## START DATA EXTRACT

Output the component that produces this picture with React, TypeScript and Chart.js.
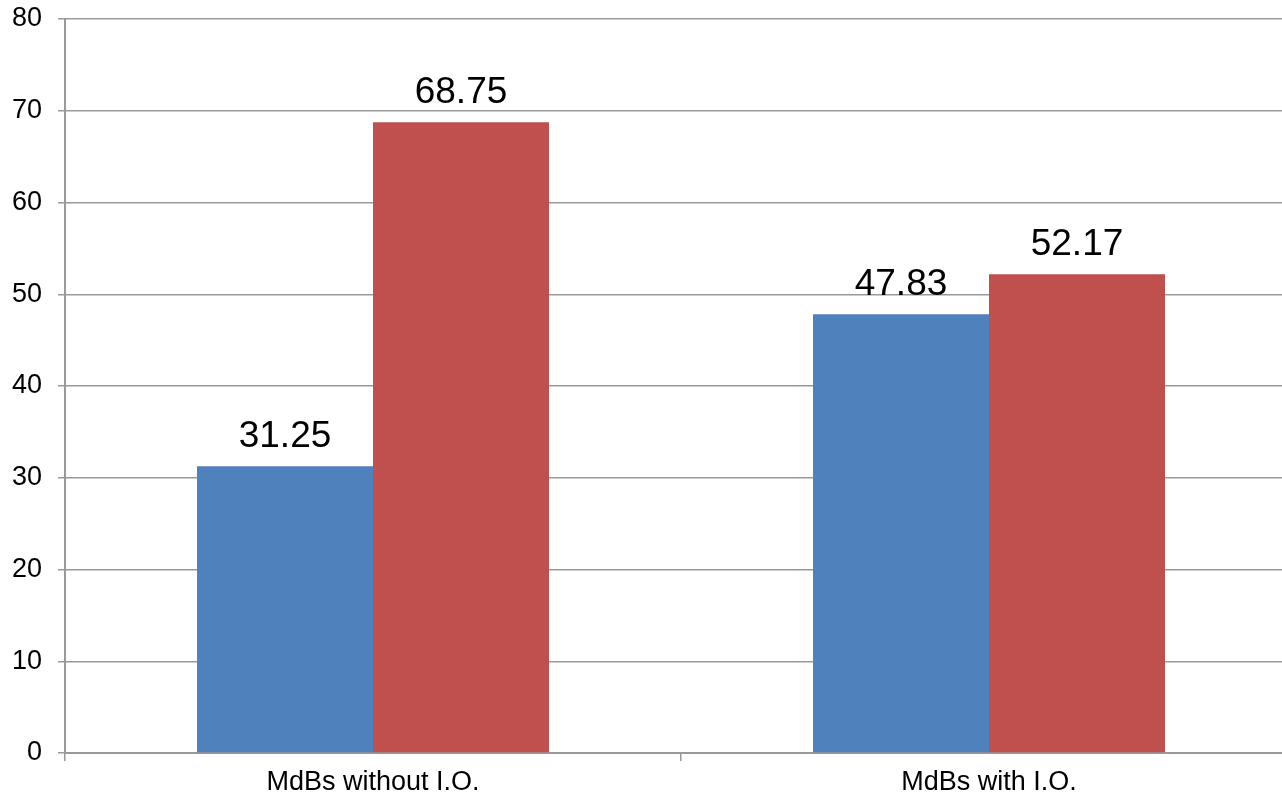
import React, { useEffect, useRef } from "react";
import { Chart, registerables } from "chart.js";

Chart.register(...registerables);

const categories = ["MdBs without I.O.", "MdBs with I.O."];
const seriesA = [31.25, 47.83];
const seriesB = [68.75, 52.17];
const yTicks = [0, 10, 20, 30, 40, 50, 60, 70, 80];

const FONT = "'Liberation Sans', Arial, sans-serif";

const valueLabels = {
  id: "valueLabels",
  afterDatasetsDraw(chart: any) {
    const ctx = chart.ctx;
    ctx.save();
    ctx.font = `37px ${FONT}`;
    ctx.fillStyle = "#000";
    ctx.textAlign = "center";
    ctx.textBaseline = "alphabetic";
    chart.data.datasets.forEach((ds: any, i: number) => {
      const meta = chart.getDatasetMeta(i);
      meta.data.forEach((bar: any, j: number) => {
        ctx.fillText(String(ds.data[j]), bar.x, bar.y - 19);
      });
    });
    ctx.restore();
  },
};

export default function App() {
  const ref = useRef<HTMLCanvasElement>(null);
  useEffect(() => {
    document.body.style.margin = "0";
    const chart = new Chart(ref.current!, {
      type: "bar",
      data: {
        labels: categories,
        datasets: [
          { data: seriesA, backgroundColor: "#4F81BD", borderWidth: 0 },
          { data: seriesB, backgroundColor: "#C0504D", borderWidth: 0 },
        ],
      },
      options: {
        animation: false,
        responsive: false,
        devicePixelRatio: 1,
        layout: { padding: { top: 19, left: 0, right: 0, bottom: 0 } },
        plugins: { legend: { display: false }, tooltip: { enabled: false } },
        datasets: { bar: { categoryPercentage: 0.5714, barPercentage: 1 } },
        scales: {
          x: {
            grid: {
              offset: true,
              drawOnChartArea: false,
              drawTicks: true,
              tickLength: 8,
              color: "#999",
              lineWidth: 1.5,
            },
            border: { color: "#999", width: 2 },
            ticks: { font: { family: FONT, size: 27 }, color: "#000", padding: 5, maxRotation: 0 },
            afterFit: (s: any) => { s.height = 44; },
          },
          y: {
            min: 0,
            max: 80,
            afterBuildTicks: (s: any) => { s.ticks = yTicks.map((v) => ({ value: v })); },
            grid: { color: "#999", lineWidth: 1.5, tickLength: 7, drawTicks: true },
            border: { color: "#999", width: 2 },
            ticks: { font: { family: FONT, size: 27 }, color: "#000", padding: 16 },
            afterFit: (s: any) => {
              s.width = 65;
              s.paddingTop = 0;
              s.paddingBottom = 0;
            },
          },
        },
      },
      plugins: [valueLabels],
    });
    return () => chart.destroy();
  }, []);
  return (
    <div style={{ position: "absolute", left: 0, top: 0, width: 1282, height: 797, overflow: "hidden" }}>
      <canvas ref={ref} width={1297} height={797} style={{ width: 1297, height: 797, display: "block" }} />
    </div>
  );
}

## END DATA EXTRACT

OBJECTIVE.
Go through the listing above and quote it exactly, apart from its images.

EXPECTED ANSWER.
Output the component that produces this picture with React, TypeScript and Chart.js.
import React, { useEffect, useRef } from "react";
import { Chart, registerables } from "chart.js";

Chart.register(...registerables);

const categories = ["MdBs without I.O.", "MdBs with I.O."];
const seriesA = [31.25, 47.83];
const seriesB = [68.75, 52.17];
const yTicks = [0, 10, 20, 30, 40, 50, 60, 70, 80];

const FONT = "'Liberation Sans', Arial, sans-serif";

const valueLabels = {
  id: "valueLabels",
  afterDatasetsDraw(chart: any) {
    const ctx = chart.ctx;
    ctx.save();
    ctx.font = `37px ${FONT}`;
    ctx.fillStyle = "#000";
    ctx.textAlign = "center";
    ctx.textBaseline = "alphabetic";
    chart.data.datasets.forEach((ds: any, i: number) => {
      const meta = chart.getDatasetMeta(i);
      meta.data.forEach((bar: any, j: number) => {
        ctx.fillText(String(ds.data[j]), bar.x, bar.y - 19);
      });
    });
    ctx.restore();
  },
};

export default function App() {
  const ref = useRef<HTMLCanvasElement>(null);
  useEffect(() => {
    document.body.style.margin = "0";
    const chart = new Chart(ref.current!, {
      type: "bar",
      data: {
        labels: categories,
        datasets: [
          { data: seriesA, backgroundColor: "#4F81BD", borderWidth: 0 },
          { data: seriesB, backgroundColor: "#C0504D", borderWidth: 0 },
        ],
      },
      options: {
        animation: false,
        responsive: false,
        devicePixelRatio: 1,
        layout: { padding: { top: 19, left: 0, right: 0, bottom: 0 } },
        plugins: { legend: { display: false }, tooltip: { enabled: false } },
        datasets: { bar: { categoryPercentage: 0.5714, barPercentage: 1 } },
        scales: {
          x: {
            grid: {
              offset: true,
              drawOnChartArea: false,
              drawTicks: true,
              tickLength: 8,
              color: "#999",
              lineWidth: 1.5,
            },
            border: { color: "#999", width: 2 },
            ticks: { font: { family: FONT, size: 27 }, color: "#000", padding: 5, maxRotation: 0 },
            afterFit: (s: any) => { s.height = 44; },
          },
          y: {
            min: 0,
            max: 80,
            afterBuildTicks: (s: any) => { s.ticks = yTicks.map((v) => ({ value: v })); },
            grid: { color: "#999", lineWidth: 1.5, tickLength: 7, drawTicks: true },
            border: { color: "#999", width: 2 },
            ticks: { font: { family: FONT, size: 27 }, color: "#000", padding: 16 },
            afterFit: (s: any) => {
              s.width = 65;
              s.paddingTop = 0;
              s.paddingBottom = 0;
            },
          },
        },
      },
      plugins: [valueLabels],
    });
    return () => chart.destroy();
  }, []);
  return (
    <div style={{ position: "absolute", left: 0, top: 0, width: 1282, height: 797, overflow: "hidden" }}>
      <canvas ref={ref} width={1297} height={797} style={{ width: 1297, height: 797, display: "block" }} />
    </div>
  );
}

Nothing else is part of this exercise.